With a massive ridge of high pressure over the Eastern Pacific shunting all moisture well to our north and south, the extensive dry spell that’s gripped Seattle since mid-summer will continue unabated for the next seven days.
And what a spell it’s been. The meager .03 inches that’s fallen at Sea-Tac since July 23 has made for the driest two-and-a-half-month period in Seattle in 90 years. By Saturday—day 76 of the dry stretch—it’ll be the driest such time in Seattle history, eclipsing the current record set over 75 days, back in 1922.
We’ll also be topping out well above average come Saturday, with high temperatures rising into the low 70s. (The average high for early October is only 64 degrees.) Skies will remain sunny through the weekend, although easterly winds will make for progressively hazier conditions as smoke from the wildfires in Central Washington drifts through the passes.

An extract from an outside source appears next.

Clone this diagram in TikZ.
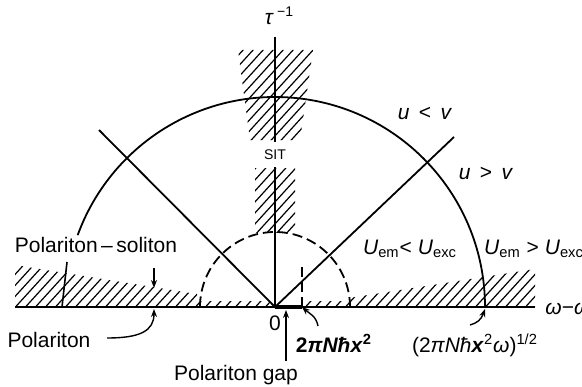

Largely sunny weather will continue into the middle of next week, with just a chance of some morning clouds Monday and Tuesday. With no rain expected through Wednesday, the first ten days of October will go down in the books as bone-dry—with no rain, not even a trace, recorded at Sea-Tac. (For those wondering, our driest October from start to finish—October 1987—saw just .31 inches.)
The latest long-range models agree that the area of high pressure responsible for the unusual fall weather will get booted to the east next Thursday, allowing for a rain-bearing front to approach Western Washington. If current trends hold, we could finally see our first October rainfall next Friday.
180 hours from now.
Not bad for a place known for its around-the-clock rain.